● **The request**
Don't include pictures. Quote the lines below from the first through the line that contains "time_sd2_ko = [195, 82, 69, 37, 13, 13, 13, 6]".

↓↓↓

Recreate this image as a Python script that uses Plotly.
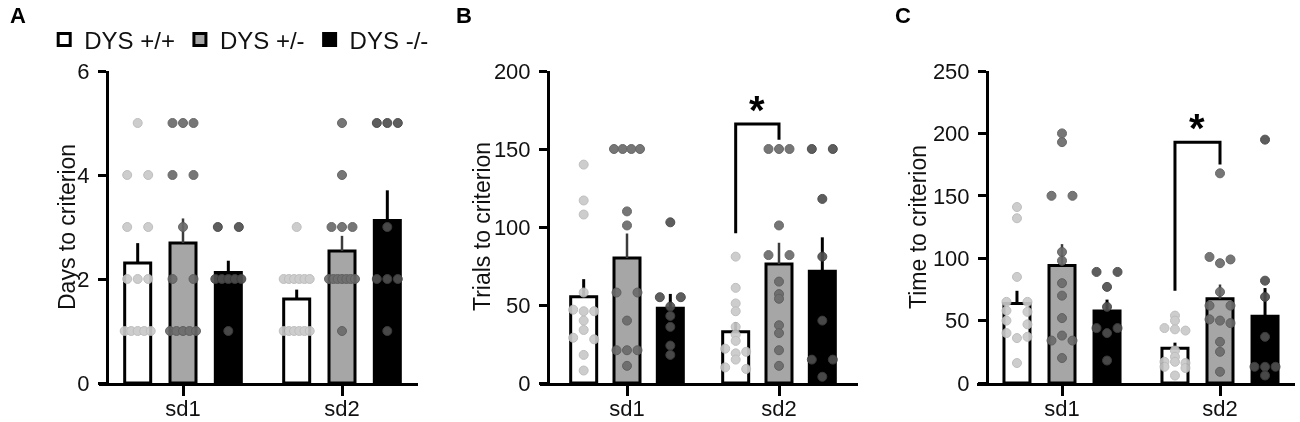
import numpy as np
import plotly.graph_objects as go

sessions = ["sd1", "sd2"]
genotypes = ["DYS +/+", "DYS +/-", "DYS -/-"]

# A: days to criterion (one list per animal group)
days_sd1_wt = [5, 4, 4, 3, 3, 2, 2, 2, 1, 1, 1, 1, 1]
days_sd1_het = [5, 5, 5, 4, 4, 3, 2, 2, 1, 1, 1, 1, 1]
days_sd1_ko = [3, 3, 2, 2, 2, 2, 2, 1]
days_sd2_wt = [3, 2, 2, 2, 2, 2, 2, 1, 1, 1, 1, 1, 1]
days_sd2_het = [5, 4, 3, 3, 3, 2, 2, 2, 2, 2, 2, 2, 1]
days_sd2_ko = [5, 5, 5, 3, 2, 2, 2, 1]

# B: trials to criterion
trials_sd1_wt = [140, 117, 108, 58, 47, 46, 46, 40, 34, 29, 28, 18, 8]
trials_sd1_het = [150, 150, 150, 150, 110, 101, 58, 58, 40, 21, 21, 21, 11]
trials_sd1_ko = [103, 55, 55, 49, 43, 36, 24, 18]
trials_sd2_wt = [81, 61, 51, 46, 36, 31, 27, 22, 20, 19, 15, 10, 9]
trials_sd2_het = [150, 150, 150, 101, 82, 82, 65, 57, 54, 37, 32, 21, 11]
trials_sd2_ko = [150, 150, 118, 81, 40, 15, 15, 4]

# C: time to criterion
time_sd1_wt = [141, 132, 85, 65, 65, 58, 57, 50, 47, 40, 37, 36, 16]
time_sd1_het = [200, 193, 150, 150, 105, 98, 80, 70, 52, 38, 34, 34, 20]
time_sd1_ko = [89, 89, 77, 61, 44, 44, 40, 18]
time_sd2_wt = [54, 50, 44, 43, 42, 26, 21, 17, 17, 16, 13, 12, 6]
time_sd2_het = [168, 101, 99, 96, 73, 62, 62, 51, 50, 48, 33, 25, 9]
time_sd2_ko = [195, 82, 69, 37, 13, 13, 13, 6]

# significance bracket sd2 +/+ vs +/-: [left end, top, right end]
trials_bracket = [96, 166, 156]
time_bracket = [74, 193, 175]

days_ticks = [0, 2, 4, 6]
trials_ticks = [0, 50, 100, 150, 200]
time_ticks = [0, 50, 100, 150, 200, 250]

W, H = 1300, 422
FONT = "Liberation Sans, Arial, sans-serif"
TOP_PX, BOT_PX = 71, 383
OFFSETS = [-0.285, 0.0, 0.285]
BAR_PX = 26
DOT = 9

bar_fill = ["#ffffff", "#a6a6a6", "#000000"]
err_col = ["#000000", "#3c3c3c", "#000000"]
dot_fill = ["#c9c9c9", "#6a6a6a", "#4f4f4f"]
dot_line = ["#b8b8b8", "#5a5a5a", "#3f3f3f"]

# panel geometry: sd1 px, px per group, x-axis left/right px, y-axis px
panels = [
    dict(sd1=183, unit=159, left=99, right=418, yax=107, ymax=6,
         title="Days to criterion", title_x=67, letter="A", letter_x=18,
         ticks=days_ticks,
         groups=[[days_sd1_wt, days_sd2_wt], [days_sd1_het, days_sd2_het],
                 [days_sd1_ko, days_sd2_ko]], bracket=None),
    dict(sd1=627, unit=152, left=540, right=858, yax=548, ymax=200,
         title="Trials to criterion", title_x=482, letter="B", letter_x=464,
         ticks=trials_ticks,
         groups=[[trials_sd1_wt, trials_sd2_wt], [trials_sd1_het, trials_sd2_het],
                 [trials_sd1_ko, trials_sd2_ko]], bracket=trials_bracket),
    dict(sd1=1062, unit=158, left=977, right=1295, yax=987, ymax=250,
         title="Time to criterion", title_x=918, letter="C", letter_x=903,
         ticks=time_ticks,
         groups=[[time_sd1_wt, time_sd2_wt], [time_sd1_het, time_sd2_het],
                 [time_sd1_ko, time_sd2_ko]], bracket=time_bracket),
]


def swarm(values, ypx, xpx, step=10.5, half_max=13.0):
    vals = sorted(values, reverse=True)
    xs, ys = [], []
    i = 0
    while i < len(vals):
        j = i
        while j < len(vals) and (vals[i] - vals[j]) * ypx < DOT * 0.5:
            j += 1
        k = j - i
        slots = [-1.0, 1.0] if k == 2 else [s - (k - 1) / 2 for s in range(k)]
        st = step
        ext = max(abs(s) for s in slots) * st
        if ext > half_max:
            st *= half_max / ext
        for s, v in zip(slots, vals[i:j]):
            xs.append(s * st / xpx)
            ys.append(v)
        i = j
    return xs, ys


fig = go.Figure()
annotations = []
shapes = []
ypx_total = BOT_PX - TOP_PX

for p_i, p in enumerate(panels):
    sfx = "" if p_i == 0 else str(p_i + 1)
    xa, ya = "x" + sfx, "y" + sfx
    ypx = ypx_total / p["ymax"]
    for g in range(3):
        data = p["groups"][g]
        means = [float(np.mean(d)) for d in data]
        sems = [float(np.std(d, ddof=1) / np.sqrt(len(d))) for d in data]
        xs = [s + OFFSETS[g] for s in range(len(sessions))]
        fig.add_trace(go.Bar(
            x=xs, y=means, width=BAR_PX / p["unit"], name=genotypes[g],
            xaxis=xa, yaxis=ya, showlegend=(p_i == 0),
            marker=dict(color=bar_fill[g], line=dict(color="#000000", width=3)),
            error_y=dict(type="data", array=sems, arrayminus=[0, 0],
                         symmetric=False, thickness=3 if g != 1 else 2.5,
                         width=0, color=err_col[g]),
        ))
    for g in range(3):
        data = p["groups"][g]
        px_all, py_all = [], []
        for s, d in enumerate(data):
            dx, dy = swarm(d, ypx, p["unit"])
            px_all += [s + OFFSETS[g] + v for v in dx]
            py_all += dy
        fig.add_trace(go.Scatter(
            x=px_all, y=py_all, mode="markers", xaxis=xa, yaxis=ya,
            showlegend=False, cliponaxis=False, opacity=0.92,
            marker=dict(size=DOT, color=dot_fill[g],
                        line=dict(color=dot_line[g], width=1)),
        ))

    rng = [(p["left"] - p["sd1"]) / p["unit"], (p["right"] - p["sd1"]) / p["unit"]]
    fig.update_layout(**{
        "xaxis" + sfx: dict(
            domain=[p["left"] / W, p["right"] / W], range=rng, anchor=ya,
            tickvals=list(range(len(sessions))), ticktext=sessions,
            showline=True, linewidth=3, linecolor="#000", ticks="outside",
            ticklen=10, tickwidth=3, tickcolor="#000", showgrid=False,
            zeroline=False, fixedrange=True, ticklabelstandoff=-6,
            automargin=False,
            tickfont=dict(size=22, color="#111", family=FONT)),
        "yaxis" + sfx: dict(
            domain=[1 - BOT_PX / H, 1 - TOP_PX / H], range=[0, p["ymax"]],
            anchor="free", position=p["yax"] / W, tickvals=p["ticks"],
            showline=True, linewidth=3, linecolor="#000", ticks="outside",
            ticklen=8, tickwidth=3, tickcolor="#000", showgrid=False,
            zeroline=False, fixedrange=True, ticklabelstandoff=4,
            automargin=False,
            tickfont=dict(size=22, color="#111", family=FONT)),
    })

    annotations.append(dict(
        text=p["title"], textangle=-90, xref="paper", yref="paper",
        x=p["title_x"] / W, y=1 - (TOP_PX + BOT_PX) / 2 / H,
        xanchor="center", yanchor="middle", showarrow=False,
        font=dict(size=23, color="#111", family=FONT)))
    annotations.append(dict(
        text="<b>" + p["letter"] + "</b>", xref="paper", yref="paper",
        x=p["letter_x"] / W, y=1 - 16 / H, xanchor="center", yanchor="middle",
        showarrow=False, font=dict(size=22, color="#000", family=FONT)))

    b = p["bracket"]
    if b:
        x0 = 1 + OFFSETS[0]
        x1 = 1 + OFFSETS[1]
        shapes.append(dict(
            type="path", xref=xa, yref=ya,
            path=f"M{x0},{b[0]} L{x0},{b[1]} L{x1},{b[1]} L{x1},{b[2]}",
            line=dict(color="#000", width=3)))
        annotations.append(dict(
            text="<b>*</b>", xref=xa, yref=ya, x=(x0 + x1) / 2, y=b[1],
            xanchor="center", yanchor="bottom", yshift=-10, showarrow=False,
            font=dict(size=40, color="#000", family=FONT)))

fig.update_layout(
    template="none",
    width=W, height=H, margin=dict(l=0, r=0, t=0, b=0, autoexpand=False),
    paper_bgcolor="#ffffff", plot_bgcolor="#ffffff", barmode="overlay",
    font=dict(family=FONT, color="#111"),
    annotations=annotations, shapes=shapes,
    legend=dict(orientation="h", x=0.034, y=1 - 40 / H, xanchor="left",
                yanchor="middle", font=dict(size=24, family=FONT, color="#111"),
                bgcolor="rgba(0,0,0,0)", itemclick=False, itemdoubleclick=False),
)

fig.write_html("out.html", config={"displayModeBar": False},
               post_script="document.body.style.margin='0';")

↑↑↑

● **Response**
Recreate this image as a Python script that uses Plotly.
import numpy as np
import plotly.graph_objects as go

sessions = ["sd1", "sd2"]
genotypes = ["DYS +/+", "DYS +/-", "DYS -/-"]

# A: days to criterion (one list per animal group)
days_sd1_wt = [5, 4, 4, 3, 3, 2, 2, 2, 1, 1, 1, 1, 1]
days_sd1_het = [5, 5, 5, 4, 4, 3, 2, 2, 1, 1, 1, 1, 1]
days_sd1_ko = [3, 3, 2, 2, 2, 2, 2, 1]
days_sd2_wt = [3, 2, 2, 2, 2, 2, 2, 1, 1, 1, 1, 1, 1]
days_sd2_het = [5, 4, 3, 3, 3, 2, 2, 2, 2, 2, 2, 2, 1]
days_sd2_ko = [5, 5, 5, 3, 2, 2, 2, 1]

# B: trials to criterion
trials_sd1_wt = [140, 117, 108, 58, 47, 46, 46, 40, 34, 29, 28, 18, 8]
trials_sd1_het = [150, 150, 150, 150, 110, 101, 58, 58, 40, 21, 21, 21, 11]
trials_sd1_ko = [103, 55, 55, 49, 43, 36, 24, 18]
trials_sd2_wt = [81, 61, 51, 46, 36, 31, 27, 22, 20, 19, 15, 10, 9]
trials_sd2_het = [150, 150, 150, 101, 82, 82, 65, 57, 54, 37, 32, 21, 11]
trials_sd2_ko = [150, 150, 118, 81, 40, 15, 15, 4]

# C: time to criterion
time_sd1_wt = [141, 132, 85, 65, 65, 58, 57, 50, 47, 40, 37, 36, 16]
time_sd1_het = [200, 193, 150, 150, 105, 98, 80, 70, 52, 38, 34, 34, 20]
time_sd1_ko = [89, 89, 77, 61, 44, 44, 40, 18]
time_sd2_wt = [54, 50, 44, 43, 42, 26, 21, 17, 17, 16, 13, 12, 6]
time_sd2_het = [168, 101, 99, 96, 73, 62, 62, 51, 50, 48, 33, 25, 9]
time_sd2_ko = [195, 82, 69, 37, 13, 13, 13, 6]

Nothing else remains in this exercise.